Whenever a definite noun is used together with an adjective, an article is placed in front of the adjective. So should not it be, "Hon studerar nästan den hela sommaren" ?
hela is a special case, I don't know why but it doesn't take the article. Great question, though.
why hela instead of helt
You need the definite form, which is hela.
I don't wanna be that guy but why do you need the definite form?
Because you say "sommaren", the definite form.
Why is not sommar instead of sommaren ?
Literal translation: "She studies nearly all the summer" This would not be an entirely unusual construction in English. I suppose it implies a specific summer in which she is studying.
Compare with "nästan hela dagen" and "nästan hela veckan"

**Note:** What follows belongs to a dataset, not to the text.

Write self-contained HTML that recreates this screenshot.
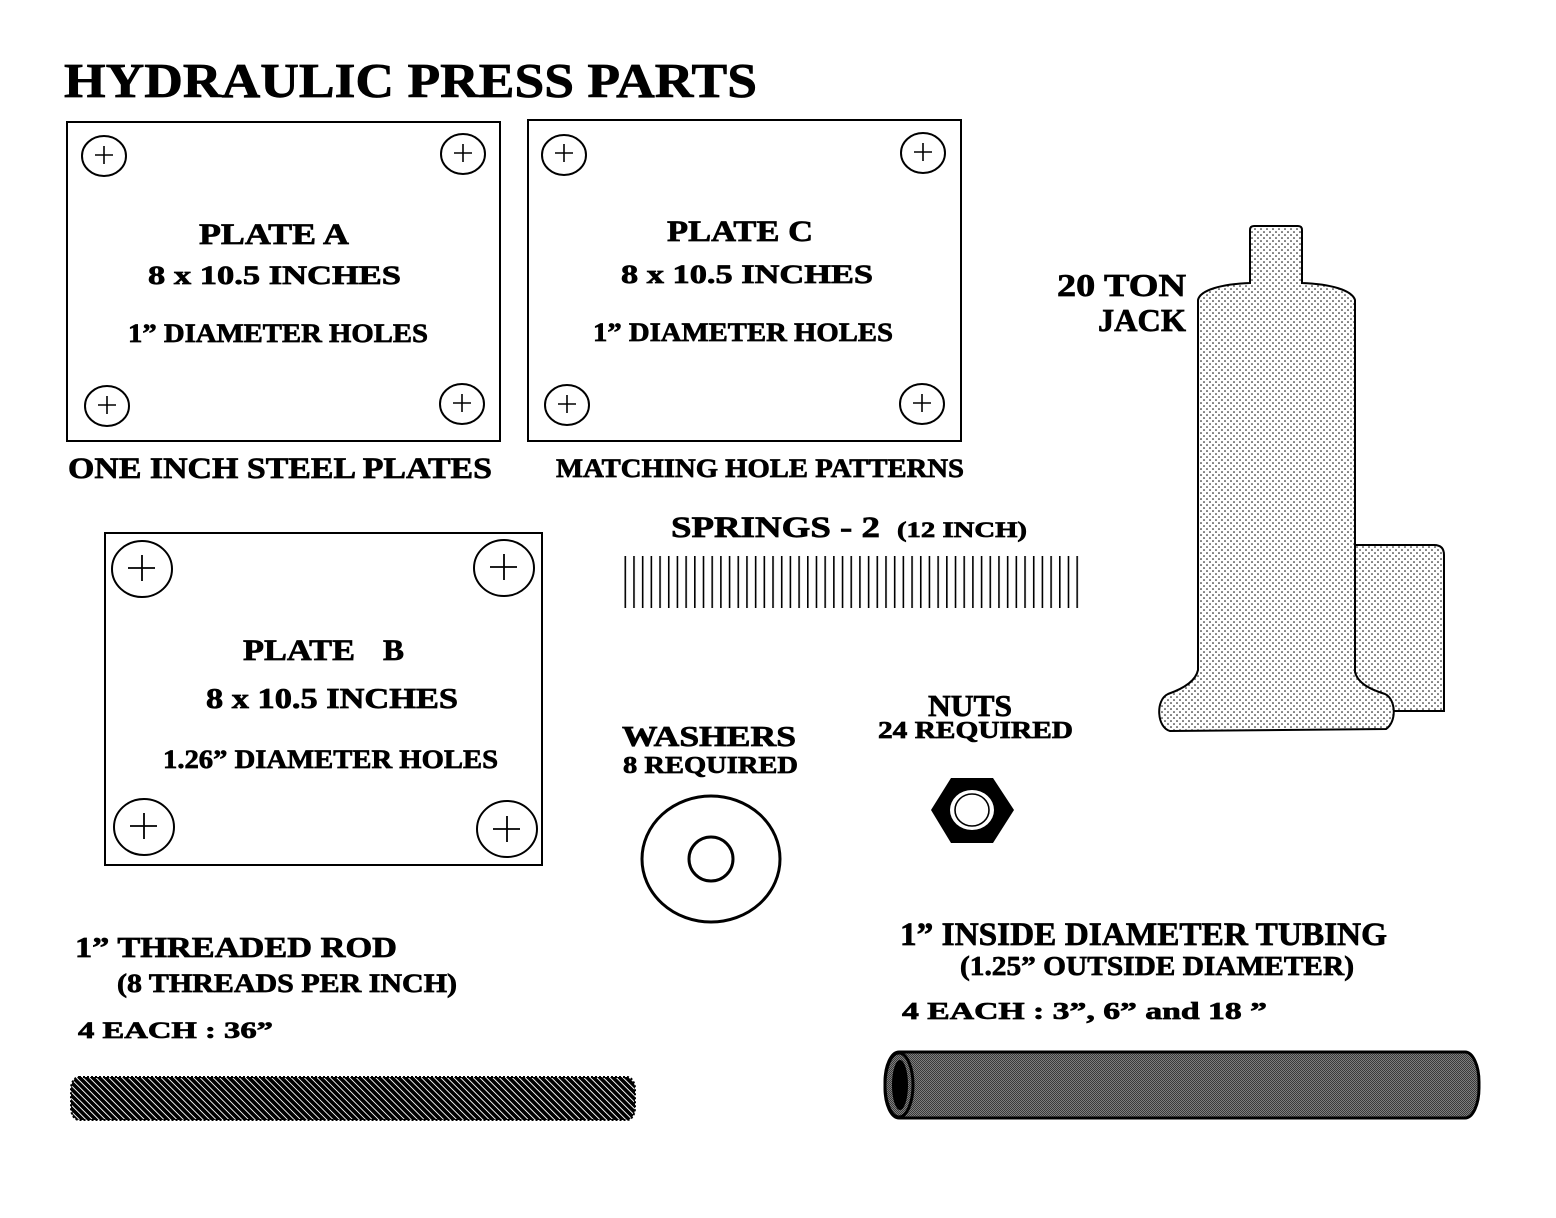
<!DOCTYPE html>
<html>
<head>
<meta charset="utf-8">
<style>
  html,body{margin:0;padding:0;background:#fff;}
  svg{display:block;}
  text{font-family:"Liberation Serif","DejaVu Serif",serif;font-weight:bold;fill:#000;stroke:#000;stroke-width:0.7;}
</style>
</head>
<body>
<svg width="1556" height="1218" viewBox="0 0 1556 1218" xmlns="http://www.w3.org/2000/svg">
  <defs>
    <pattern id="dots" patternUnits="userSpaceOnUse" width="6" height="6">
      <rect width="6" height="6" fill="#fff"/>
      <circle cx="1" cy="1" r="0.8" fill="#000"/>
      <circle cx="4" cy="4" r="0.8" fill="#000"/>
    </pattern>
    <pattern id="spring" patternUnits="userSpaceOnUse" x="624.5" y="0" width="8.69" height="10">
      <rect x="0" y="0" width="1.6" height="10" fill="#000"/>
    </pattern>
    <pattern id="thread" patternUnits="userSpaceOnUse" width="4.6" height="4.6" patternTransform="rotate(-45)">
      <rect width="4.6" height="4.6" fill="#000"/>
      <rect x="0" y="0" width="0.9" height="4.6" fill="#fff"/>
    </pattern>
    <pattern id="check" patternUnits="userSpaceOnUse" width="2" height="2">
      <rect width="2" height="2" fill="#7e7e7e"/>
      <rect width="1" height="1" fill="#3a3a3a"/>
      <rect x="1" y="1" width="1" height="1" fill="#3a3a3a"/>
    </pattern>
  </defs>

  <!-- Title -->
  <text x="64" y="97" font-size="49" textLength="693" lengthAdjust="spacingAndGlyphs">HYDRAULIC PRESS PARTS</text>

  <!-- Plate A -->
  <rect x="67" y="122" width="433" height="319" fill="none" stroke="#000" stroke-width="2"/>
  <g fill="none" stroke="#000" stroke-width="2">
    <ellipse cx="104" cy="156" rx="22" ry="20"/>
    <ellipse cx="463" cy="154" rx="22" ry="20"/>
    <ellipse cx="107" cy="406" rx="22" ry="20"/>
    <ellipse cx="462" cy="404" rx="22" ry="20"/>
  </g>
  <g stroke="#000" stroke-width="1.6">
    <path d="M95 155h18M104 146v18"/>
    <path d="M454 153h18M463 144v18"/>
    <path d="M98 405h18M107 396v18"/>
    <path d="M453 403h18M462 394v18"/>
  </g>
  <text x="199" y="244" font-size="30" textLength="150" lengthAdjust="spacingAndGlyphs">PLATE A</text>
  <text x="148" y="284" font-size="26" textLength="253" lengthAdjust="spacingAndGlyphs">8 x 10.5 INCHES</text>
  <text x="128" y="342" font-size="26" textLength="300" lengthAdjust="spacingAndGlyphs">1” DIAMETER HOLES</text>

  <!-- Plate C -->
  <rect x="528" y="120" width="433" height="321" fill="none" stroke="#000" stroke-width="2"/>
  <g fill="none" stroke="#000" stroke-width="2">
    <ellipse cx="564" cy="155" rx="22" ry="20"/>
    <ellipse cx="923" cy="153" rx="22" ry="20"/>
    <ellipse cx="567" cy="405" rx="22" ry="20"/>
    <ellipse cx="922" cy="404" rx="22" ry="20"/>
  </g>
  <g stroke="#000" stroke-width="1.6">
    <path d="M555 153h18M564 144v18"/>
    <path d="M914 152h18M923 143v18"/>
    <path d="M558 404h18M567 395v18"/>
    <path d="M913 403h18M922 394v18"/>
  </g>
  <text x="667" y="241" font-size="30" textLength="146" lengthAdjust="spacingAndGlyphs">PLATE C</text>
  <text x="621" y="283" font-size="26" textLength="252" lengthAdjust="spacingAndGlyphs">8 x 10.5 INCHES</text>
  <text x="593" y="341" font-size="26" textLength="300" lengthAdjust="spacingAndGlyphs">1” DIAMETER HOLES</text>

  <!-- Labels under top plates -->
  <text x="68" y="478" font-size="30" textLength="424" lengthAdjust="spacingAndGlyphs">ONE INCH STEEL PLATES</text>
  <text x="556" y="477" font-size="26" textLength="408" lengthAdjust="spacingAndGlyphs">MATCHING HOLE PATTERNS</text>

  <!-- Plate B -->
  <rect x="105" y="533" width="437" height="332" fill="none" stroke="#000" stroke-width="2"/>
  <g fill="none" stroke="#000" stroke-width="2">
    <ellipse cx="142" cy="569" rx="30" ry="28"/>
    <ellipse cx="504" cy="568" rx="30" ry="28"/>
    <ellipse cx="144" cy="827" rx="30" ry="28"/>
    <ellipse cx="507" cy="829" rx="30" ry="28"/>
  </g>
  <g stroke="#000" stroke-width="1.8">
    <path d="M128 568h27M142 555v26"/>
    <path d="M490 567h27M504 554v26"/>
    <path d="M130 826h27M144 813v26"/>
    <path d="M493 829h27M507 816v26"/>
  </g>
  <text x="243" y="660" font-size="30" textLength="112" lengthAdjust="spacingAndGlyphs">PLATE</text>
  <text x="383" y="660" font-size="30" textLength="21" lengthAdjust="spacingAndGlyphs">B</text>
  <text x="206" y="708" font-size="28" textLength="252" lengthAdjust="spacingAndGlyphs">8 x 10.5 INCHES</text>
  <text x="163" y="768" font-size="26" textLength="335" lengthAdjust="spacingAndGlyphs">1.26” DIAMETER HOLES</text>

  <!-- Springs -->
  <text x="671" y="537" font-size="30" textLength="209" lengthAdjust="spacingAndGlyphs">SPRINGS - 2</text>
  <text x="897" y="537" font-size="22" textLength="130" lengthAdjust="spacingAndGlyphs">(12 INCH)</text>
  <rect x="624" y="556" width="455" height="52" fill="url(#spring)"/>

  <!-- 20 TON JACK -->
  <text x="1057" y="296" font-size="32" textLength="129" lengthAdjust="spacingAndGlyphs">20 TON</text>
  <text x="1098" y="331" font-size="32" textLength="88" lengthAdjust="spacingAndGlyphs">JACK</text>
  <path d="M1350 545 L1434 545 Q1444 545 1444 555 L1444 711 L1350 711 Z" fill="url(#dots)" stroke="#000" stroke-width="2"/>
  <path d="M1250 283 L1250 230 Q1250 226 1254 226 L1298 226 Q1302 226 1302 230 L1302 283
           C1330 284 1352 290 1355 300
           L1355 672
           C1358 684 1372 690 1385 694
           C1396 699 1397 722 1386 729
           L1170 731
           C1157 728 1155 700 1168 694
           C1185 688 1196 680 1198 670
           L1198 300
           C1200 290 1222 284 1250 283 Z"
        fill="url(#dots)" stroke="#000" stroke-width="2"/>

  <!-- Washers -->
  <text x="622" y="746" font-size="28" textLength="174" lengthAdjust="spacingAndGlyphs">WASHERS</text>
  <text x="623" y="773" font-size="24" textLength="175" lengthAdjust="spacingAndGlyphs">8 REQUIRED</text>
  <ellipse cx="711" cy="859" rx="69" ry="63" fill="none" stroke="#000" stroke-width="3"/>
  <circle cx="711" cy="859" r="22" fill="none" stroke="#000" stroke-width="3"/>

  <!-- Nuts -->
  <text x="928" y="716" font-size="31" textLength="84" lengthAdjust="spacingAndGlyphs">NUTS</text>
  <text x="878" y="738" font-size="24" textLength="195" lengthAdjust="spacingAndGlyphs">24 REQUIRED</text>
  <polygon points="931,810 951,778 993,778 1014,810 993,843 951,843" fill="#000"/>
  <ellipse cx="972" cy="810" rx="22" ry="20" fill="#fff"/>
  <ellipse cx="972" cy="810" rx="17" ry="16" fill="none" stroke="#000" stroke-width="1.6"/>

  <!-- Threaded rod -->
  <text x="75" y="957" font-size="29" textLength="322" lengthAdjust="spacingAndGlyphs">1” THREADED ROD</text>
  <text x="117" y="992" font-size="26" textLength="340" lengthAdjust="spacingAndGlyphs">(8 THREADS PER INCH)</text>
  <text x="78" y="1038" font-size="23" textLength="195" lengthAdjust="spacingAndGlyphs">4 EACH :  36”</text>
  <rect x="71" y="1077" width="564" height="43" rx="8" ry="12" fill="url(#thread)"/>
  <rect x="71" y="1077" width="564" height="43" rx="8" ry="12" fill="none" stroke="#000" stroke-width="2" stroke-dasharray="2 2"/>

  <!-- Tubing -->
  <text x="900" y="945" font-size="33" textLength="487" lengthAdjust="spacingAndGlyphs">1” INSIDE DIAMETER TUBING</text>
  <text x="960" y="975" font-size="27" textLength="394" lengthAdjust="spacingAndGlyphs">(1.25” OUTSIDE DIAMETER)</text>
  <text x="902" y="1019" font-size="24" textLength="365" lengthAdjust="spacingAndGlyphs">4 EACH :  3”, 6” and 18 ”</text>
  <rect x="885" y="1052" width="594" height="66" rx="14" ry="30" fill="url(#check)" stroke="#000" stroke-width="3"/>
  <ellipse cx="899" cy="1085" rx="14" ry="32" fill="url(#check)" stroke="#000" stroke-width="3"/>
  <ellipse cx="900" cy="1085" rx="8" ry="25" fill="#000"/>
</svg>
</body>
</html>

You would need to say 'studied' all the summer to make it a definite summer. 'studies' is with the indefinite form which speaks about summers in general
Why it is not correct when I translate it into she studies almost all the summer
It's either "all summer" or "all of the summer".
Shouldn't läser be accepted? Doesn't it also mean study?
"Läser" can totally be used for "study" in the right context. E.g. "Hon ska läsa nationalekonomi i höst". = "She's going to study economics in the autumn."
But if you say "hon läser nästan hela sommaren", it very strongly sounds like you're saying she reads all summer.